- Date: 23–29 April
- Edition: 15th
- Category: World Series (Free Week)
- Draw: 32S / 16D
- Prize money: $185,000
- Surface: Hard / outdoor
- Location: Hong Kong

Champions

Singles
- Pat Cash

Doubles
- Pat Cash / Wally Masur
| Hong Kong Open |

= 1990 Salem Hong Kong Open =

The 1990 Salem Hong Kong Open was a men's tennis tournament played on outdoor hard courts on Hong Kong Island in Hong Kong that was part of the World Series of the 1990 ATP Tour.

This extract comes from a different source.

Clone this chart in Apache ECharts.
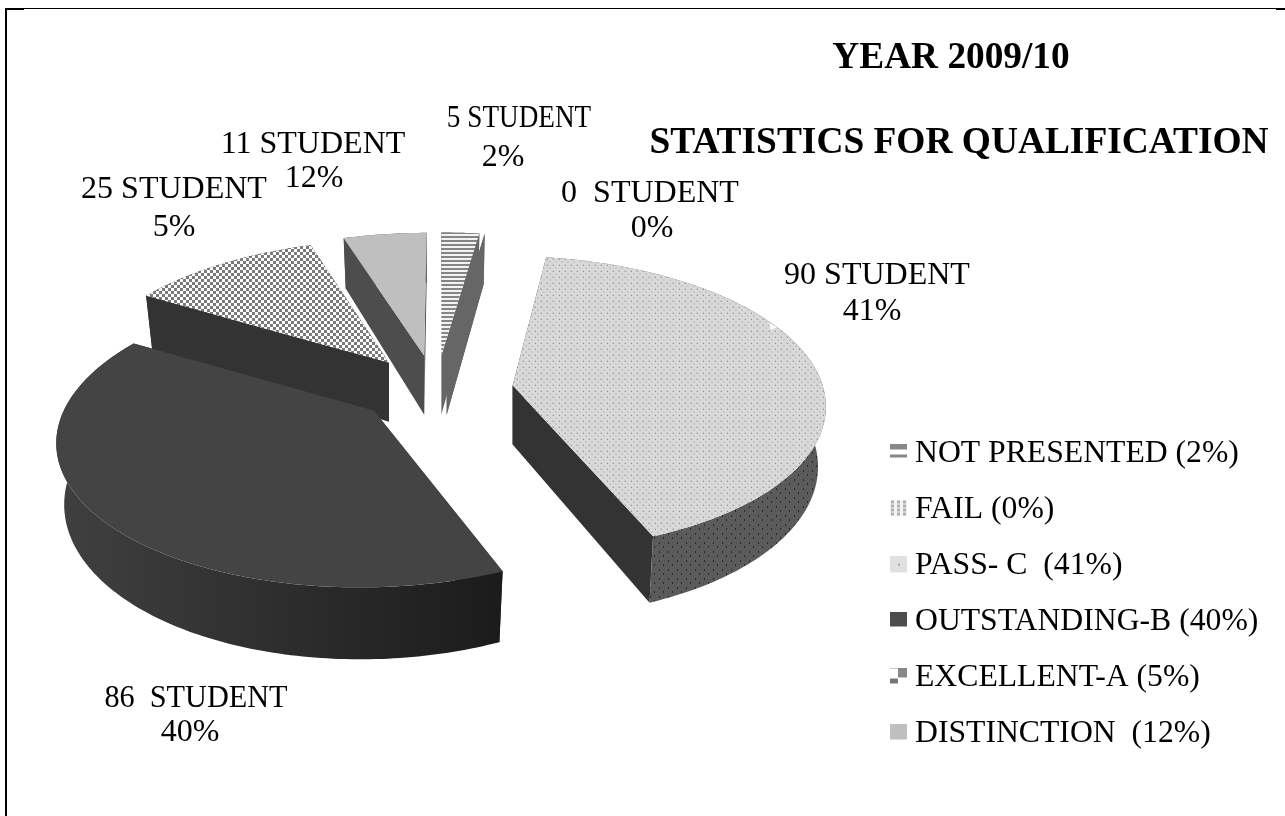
<!DOCTYPE html>
<html>
<head>
<meta charset="utf-8">
<title>Statistics for qualification</title>
<script src="https://cdn.jsdelivr.net/npm/echarts@6/dist/echarts.min.js"></script>
<style>
  html, body { margin: 0; padding: 0; background: #fff; }
  #chart { width: 1285px; height: 816px; }
</style>
</head>
<body>
<div id="chart"></div>
<script>
const titleLines = ["YEAR 2009/10", "STATISTICS FOR QUALIFICATION"];
const categories = ["NOT PRESENTED (2%)", "FAIL (0%)", "PASS- C  (41%)", "OUTSTANDING-B (40%)", "EXCELLENT-A (5%)", "DISTINCTION  (12%)"];
const studentCounts = [5, 0, 90, 86, 25, 11];
const countLabels = ["5 STUDENT", "0  STUDENT", "90 STUDENT", "86  STUDENT", "25 STUDENT", "11 STUDENT"];
const percentLabels = ["2%", "0%", "41%", "40%", "5%", "12%"];

// back slices first so the front ones paint over them
const drawOrder = [0, 1, 5, 4, 2, 3];

// fake 3d view of the pie
const CENTER = [436, 390];
const RADIUS_X = 310;
const RADIUS_Y = 145;
const DEPTH = 59;
const BOTTOM_SHRINK = 0.975;
const EXPLODE = 0.25;

// the original view is not a clean projection, each slice leans a bit
const slicePerspective = [0.18, 0.18, 0.12, 0.18, 0.18, 0.18];
const sliceShear = [0, 0, 0.05, -0.08, -0.04, -0.02];
const sliceNudge = [[0, 0], [0, 0], [0, 0], [-2, -4], [0, 0], [0, 0]];

function makeCanvas(w, h, bg, draw) {
  const c = document.createElement("canvas");
  c.width = w;
  c.height = h;
  const ctx = c.getContext("2d");
  if (bg) {
    ctx.fillStyle = bg;
    ctx.fillRect(0, 0, w, h);
  }
  draw(ctx);
  return c;
}

function makePattern(w, h, bg, draw) {
  return { image: makeCanvas(w, h, bg, draw), repeat: "repeat" };
}

const stripes = makePattern(4, 4, "#f2f2f2", (ctx) => {
  ctx.fillStyle = "#858585";
  ctx.fillRect(0, 0, 4, 2);
});
const checks = makePattern(6, 6, "#ffffff", (ctx) => {
  ctx.fillStyle = "#7a7a7a";
  ctx.fillRect(0, 0, 3, 3);
  ctx.fillRect(3, 3, 3, 3);
});
const passDots = makePattern(6, 6, "#d9d9d9", (ctx) => {
  ctx.fillStyle = "#c8c8c8";
  ctx.fillRect(0, 0, 2, 2);
  ctx.fillRect(3, 3, 2, 2);
  ctx.fillStyle = "#969696";
  ctx.fillRect(1, 1, 1, 1);
});
const passSideDots = makePattern(9, 9, "#5b5b5b", (ctx) => {
  ctx.fillStyle = "#2a2a2a";
  ctx.fillRect(2, 2, 1, 2);
  ctx.fillRect(6, 6, 1, 2);
});

const topFills = [stripes, stripes, passDots, "#444444", checks, "#bfbfbf"];
const cutFills = ["#666666", "#666666", "#333333", "#333333", "#333333", "#4d4d4d"];
const wallFills = ["#666666", "#666666", passSideDots, "#333333", "#333333", "#4d4d4d"];

// legend swatches, 17px wide inside a bigger image so the text and box sit where they should
const legendIcons = [
  (ctx) => {
    ctx.fillStyle = "#888888";
    ctx.fillRect(0, 0, 17, 6);
    ctx.fillRect(0, 11, 17, 3);
  },
  (ctx) => {
    ctx.fillStyle = "#f4f4f4";
    ctx.fillRect(0, 0, 17, 17);
    ctx.fillStyle = "#b0b0b0";
    for (let col = 0; col < 3; col++) {
      for (let row = 0; row < 4; row++) {
        ctx.fillRect(1 + col * 6, 1 + row * 4, 3, 3);
      }
    }
  },
  (ctx) => {
    ctx.fillStyle = "#e0e0e0";
    ctx.fillRect(0, 0, 17, 17);
    ctx.fillStyle = "#a8a8a8";
    ctx.fillRect(8, 8, 2, 2);
  },
  (ctx) => {
    ctx.fillStyle = "#4d4d4d";
    ctx.fillRect(0, 0, 17, 15);
  },
  (ctx) => {
    ctx.fillStyle = "#888888";
    ctx.fillRect(8, 0, 9, 10);
    ctx.fillRect(0, 0, 8, 1);
    ctx.fillStyle = "#777777";
    ctx.fillRect(0, 11, 8, 5);
  },
  (ctx) => {
    ctx.fillStyle = "#bfbfbf";
    ctx.fillRect(0, 0, 17, 16);
  }
];

const total = studentCounts.reduce((a, b) => a + b, 0);

function project(x, z, p) {
  const w = 1 - p * z;
  return [RADIUS_X * x / w, RADIUS_Y * z / w];
}

function buildSlice(index) {
  const before = studentCounts.slice(0, index).reduce((a, b) => a + b, 0);
  const start = before / total * Math.PI * 2;
  const end = (before + studentCounts[index]) / total * Math.PI * 2;
  const mid = (start + end) / 2;
  const p = slicePerspective[index];
  const shift = project(EXPLODE * Math.sin(mid), -EXPLODE * Math.cos(mid), p);
  const apex = [
    CENTER[0] + shift[0] + sliceNudge[index][0],
    CENTER[1] + shift[1] + sliceNudge[index][1]
  ];

  const rim = (a) => {
    const q = project(Math.sin(a), -Math.cos(a), p);
    return [apex[0] + q[0] + sliceShear[index] * q[1], apex[1] + q[1]];
  };
  const drop = (pt, z) => [
    apex[0] + (pt[0] - apex[0]) * BOTTOM_SHRINK,
    pt[1] + DEPTH / (1 - p * z)
  ];
  const rimDown = (a) => drop(rim(a), -Math.cos(a));
  return { start, end, apex, rim, rimDown, apexDown: drop(apex, 0) };
}

function renderSlice(index) {
  const s = buildSlice(index);
  const steps = Math.max(2, Math.ceil((s.end - s.start) * 60));
  const arc = [];
  const arcDown = [];
  for (let i = 0; i <= steps; i++) {
    const a = s.start + (s.end - s.start) * i / steps;
    arc.push(s.rim(a));
    arcDown.push(s.rimDown(a));
  }

  let wallFill = wallFills[index];
  if (index === 3) {
    // the big slice gets darker towards its right end
    wallFill = {
      type: "linear", x: 57, y: 0, x2: 505, y2: 0, global: true,
      colorStops: [{ offset: 0, color: "#404040" }, { offset: 1, color: "#1b1b1b" }]
    };
  }

  const cut = (a) => [s.apex, s.rim(a), s.rimDown(a), s.apexDown];
  return {
    type: "group",
    children: [
      { type: "polygon", shape: { points: cut(s.start) }, style: { fill: cutFills[index] } },
      { type: "polygon", shape: { points: cut(s.end) }, style: { fill: cutFills[index] } },
      { type: "polygon", shape: { points: arc.concat(arcDown.slice().reverse()) }, style: { fill: wallFill } },
      { type: "polygon", shape: { points: [s.apex].concat(arc) }, style: { fill: topFills[index] } }
    ]
  };
}

function textEl(text, x, y, size, bold, squeeze) {
  return {
    type: "text", x, y,
    scaleX: squeeze || 1,
    style: {
      text,
      fill: "#000",
      font: (bold ? "bold " : "") + size + "px 'Liberation Serif'",
      textAlign: "center",
      textVerticalAlign: "middle"
    }
  };
}

const LABEL_SIZE = 32;
const labelSpots = [
  [[519, 119], [503, 158]],
  [[650, 194], [652, 229]],
  [[877, 276], [872, 312]],
  [[196, 699], [190, 733]],
  [[174, 190], [174, 228]],
  [[313, 145], [314, 179]]
];
const labelSqueeze = [0.85, 1, 1, 0.945, 1, 1];

const labelEls = [];
categories.forEach((c, i) => {
  labelEls.push(textEl(countLabels[i], labelSpots[i][0][0], labelSpots[i][0][1], LABEL_SIZE, false, labelSqueeze[i]));
  labelEls.push(textEl(percentLabels[i], labelSpots[i][1][0], labelSpots[i][1][1], LABEL_SIZE, false));
});

const frameEls = [
  { type: "rect", shape: { x: 5, y: 8, width: 1280, height: 1 }, style: { fill: "#000" } },
  { type: "rect", shape: { x: 5, y: 9, width: 19, height: 1 }, style: { fill: "#000" } },
  { type: "rect", shape: { x: 1276, y: 9, width: 9, height: 1 }, style: { fill: "#000" } },
  { type: "rect", shape: { x: 5, y: 8, width: 2, height: 808 }, style: { fill: "#000" } }
];

const chart = echarts.init(document.getElementById("chart"), null, { renderer: "canvas" });
chart.setOption({
  animation: false,
  backgroundColor: "#fff",
  legend: {
    orient: "vertical",
    left: 890,
    top: 438,
    padding: 0,
    itemWidth: 20,
    itemHeight: 21,
    itemGap: 24,
    selectedMode: false,
    textStyle: { fontFamily: "Liberation Serif", fontSize: 31.7, color: "#000" },
    data: categories.map((name, i) => ({
      name,
      icon: "image://" + makeCanvas(20, 21, null, legendIcons[i]).toDataURL()
    }))
  },
  graphic: {
    elements: frameEls.concat(labelEls, [
      textEl(titleLines[0], 951, 58, 37.3, true),
      textEl(titleLines[1], 959, 143, 37.4, true),
      // little white nick on the pass slice rim
      { type: "polygon", z: 100, shape: { points: [[769, 323], [777, 327], [771, 330]] }, style: { fill: "#fff" } }
    ])
  },
  series: drawOrder.map((i) => ({
    type: "custom",
    name: categories[i],
    coordinateSystem: "none",
    silent: true,
    data: [[studentCounts[i]]],
    renderItem: () => renderSlice(i)
  }))
});
</script>
</body>
</html>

It was the 15th edition of the tournament and was held from 23 April through 29 April 1990. Unseeded Pat Cash, who entered the main draw on a wildcard, won the singles title. It was his first singles title since the 1987 South African Open and came almost a year after he ruptured his Achilles tendon.

==Finals==

===Singles===
AUS Pat Cash defeated AUT Alex Antonitsch 6–1, 6–3
- It was Cash's only singles title of the year and the 6th and last of his career.

===Doubles===
AUS Pat Cash / AUS Wally Masur defeated USA Kevin Curren / USA Joey Rive 6–3, 6–3
- It was Cash's 2nd and last doubles title of the year and the 10th of his career. It was Masur's 2nd and last doubles title of the year and the 11th of his career.